I’ve been a subscriber to the New Yorker for a few years now. When I first started reading it, I’d go through every issue cover-to-cover; but of late, for whatever reason, I haven’t been going through it with as much zeal as I once did, and I was getting backlogged.

Then they go and drop this thing on me:

http://www.newyorker.com/reporting/2013/04/08/130408fa_fact_matar

The article is, sadly, behind their paywall, so if you’re not a New Yorker subscriber and don’t know any elaborate ways around the wall, you’re out of luck. But pieces like this are the epitome of what a personal essay should be. It took me a long time to read it, as I was zoning in and out, my mind racing off on tangents spurred by the deep insights and elegant prose.

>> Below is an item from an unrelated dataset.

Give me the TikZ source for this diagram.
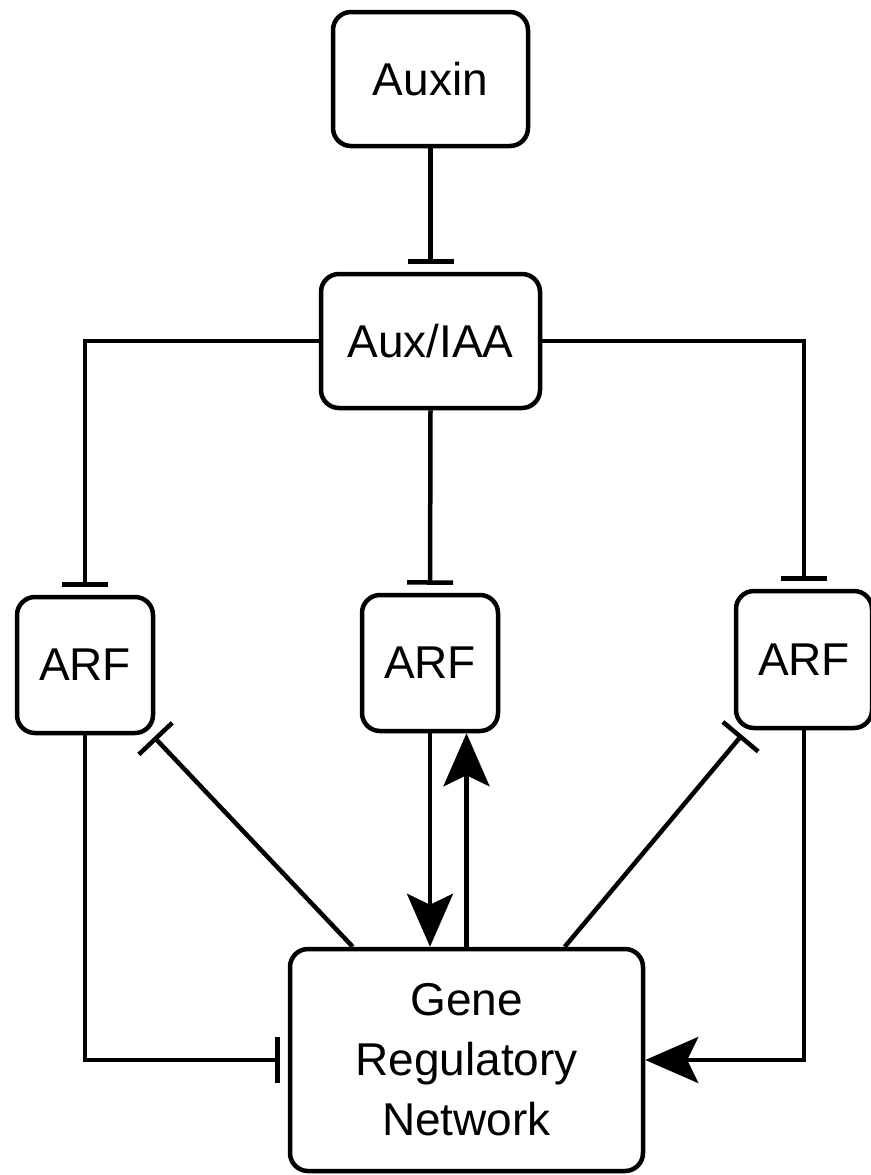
\documentclass[tikz,border=0pt]{standalone}
\usepackage{fontspec}
\setmainfont{Liberation Sans}
\usetikzlibrary{arrows.meta,calc}
\begin{document}
\begin{tikzpicture}[x=1pt,y=-1pt,
  box/.style={draw=black,line width=4.5pt,rounded corners=18pt,fill=white,
    font=\fontsize{46}{60}\selectfont,inner sep=0pt,align=center},
  inh/.style={draw=black,line width=4.5pt,-{Bar[width=46pt]},shorten >=8pt},
  inhd/.style={draw=black,line width=4.5pt,-{Bar[width=46pt]}},
  act/.style={draw=black,line width=4.5pt,-{Stealth[length=53pt,width=46pt,inset=11pt]}}]
\useasboundingbox (0,0) rectangle (870,1175);
\node[box,minimum width=195pt,minimum height=134pt] (auxin) at (430.5,79) {\raisebox{-5pt}{Auxin}};
\node[box,minimum width=219pt,minimum height=134pt] (aux) at (430.5,341) {\raisebox{-5pt}{Aux/IAA}};
\node[box,minimum width=136pt,minimum height=136pt] (arfL) at (85,665) {ARF};
\node[box,minimum width=136pt,minimum height=136pt] (arfM) at (430,663) {ARF};
\node[box,minimum width=136pt,minimum height=137pt] (arfR) at (804,659.5) {ARF};
\node[box,minimum width=353pt,minimum height=222pt] (grn) at (466.5,1060) {Gene\\Regulatory\\Network};
\coordinate (tL) at (154,737);
\coordinate (tR) at (742,735);
\draw[inh] (auxin.south) -- (aux.north);
\draw[inh] (aux.west) -| (arfL.north);
\draw[inh] (aux.south) -- (arfM.north);
\draw[inh] (aux.east) -| (arfR.north);
\draw[inh] (arfL.south) |- (grn.west);
\draw[act] (arfR.south) |- (grn.east);
\draw[act] (arfM.south) -- (arfM.south |- grn.north);
\draw[act] (grn.north) -- (grn.north |- arfM.south);
\draw[inhd] ($(grn.north west)+(65,0)$) -- (tL);
\draw[inhd] ($(grn.north west)+(277,0)$) -- (tR);
\end{tikzpicture}
\end{document}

The author is Hisham Matar, a Libyan novelist who has spent most of his life in exile, and he has penned a gorgeous meditation on his messy relationship with his homeland, and the father it took from him. He recalls his father’s words following the family’s flight from Libya and the terrors of the Qaddafi regime:

I demanded to be returned to my country. My mother tried to console me. “Leave him be,” Father told her. “He’ll get used to it.” It was the cruellest thing he had ever said. Cruel and nearly true. Even then I knew, more from the voice than from the words, and also from the way he stood, not facing me, that he, too, was mourning the loss. There is a moment when you realize that you and your parent are not the same person, and it usually occurs when you are both consumed by a similar emotion.

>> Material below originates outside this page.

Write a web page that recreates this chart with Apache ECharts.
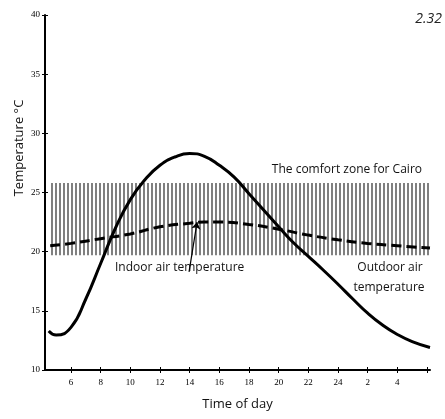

That emotion later drove Matar’s father to return to his country and lead a rebellion against Qaddafi. He was imprisoned, and his family did not hear from him after 1996. He was missing, and presumed dead. But when Qaddafi fell in 2011, Matar and his brother are inevitably drawn back in search of closure. On his return trip to Libya after 33 years in Europe and the U.S., he writes:

This was the chasm that divided the man from the eight-year-old boy I was when my family left. The plane was going to cross that gulf. Surely such journeys were reckless. This one could rob me of a skill that I have worked hard to cultivate: how to live away from places and people I love. Joseph Brodsky was right. So were Nabokov and Conrad: artists who never returned. Each had tried, in his own way, to cure himself of his country. What you have left behind has dissolved. Return and you will face the absence or the defacement of what you treasured. But Dmitri Shostakovich and Boris Pasternak and Naguib Mahfouz were also right; never leave the homeland. Leave and your connections to the source will be severed. You will be like a dead trunk, hard and hollow.

What can you do when you cannot leave and cannot return?

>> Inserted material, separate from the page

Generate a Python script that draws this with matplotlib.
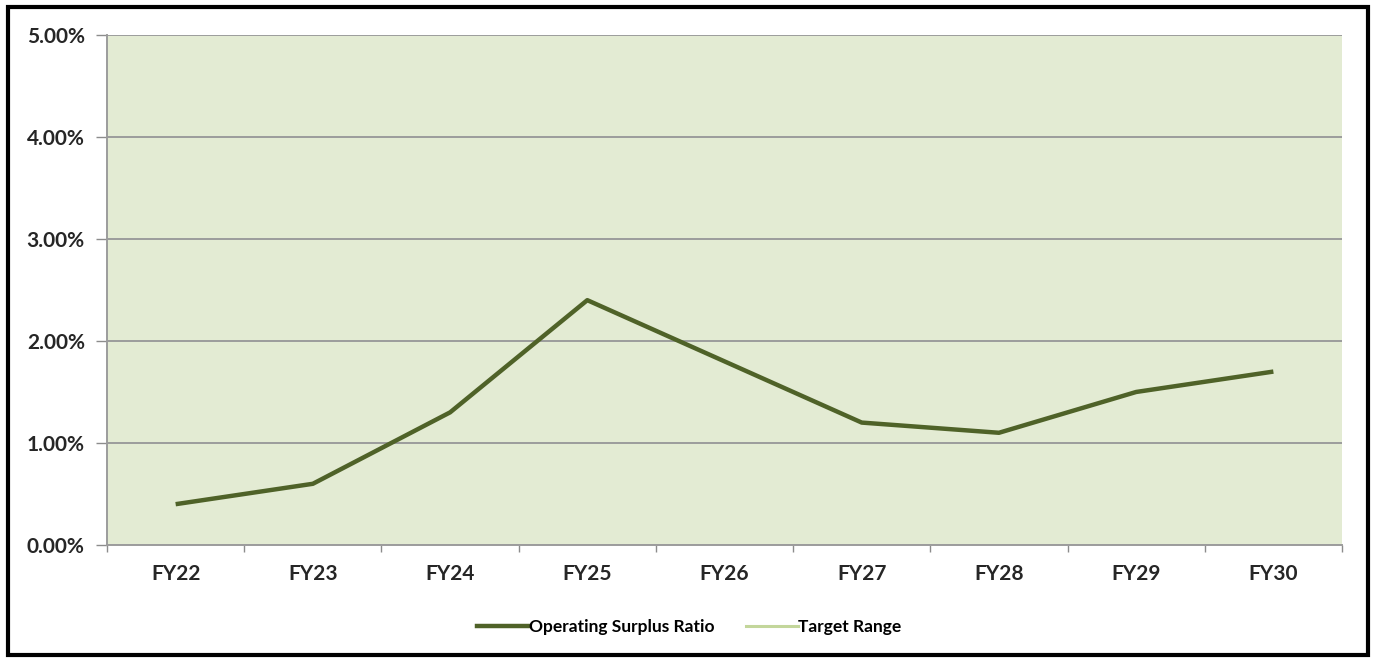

But still, Matar must return. He must know. “I envy the finality of funerals,” he writes. “Whenever I hear of someone in Iraq, in Argentina, or now in Libya finding the bones of his disappeared scattered in a mass grave, I covet the certainty. How it must be to wrap one’s hands around the bones, to choose how to place them, to be able to pat the patch of earth and sing a prayer.”

What does Matar find when he goes home? Many things, all of them difficult to understand, and few offering anything in the way of closure. But, in the end, perhaps that isn’t such a bad thing.

Read the whole piece, if you can. Matar’s novels are definitely going on my reading list.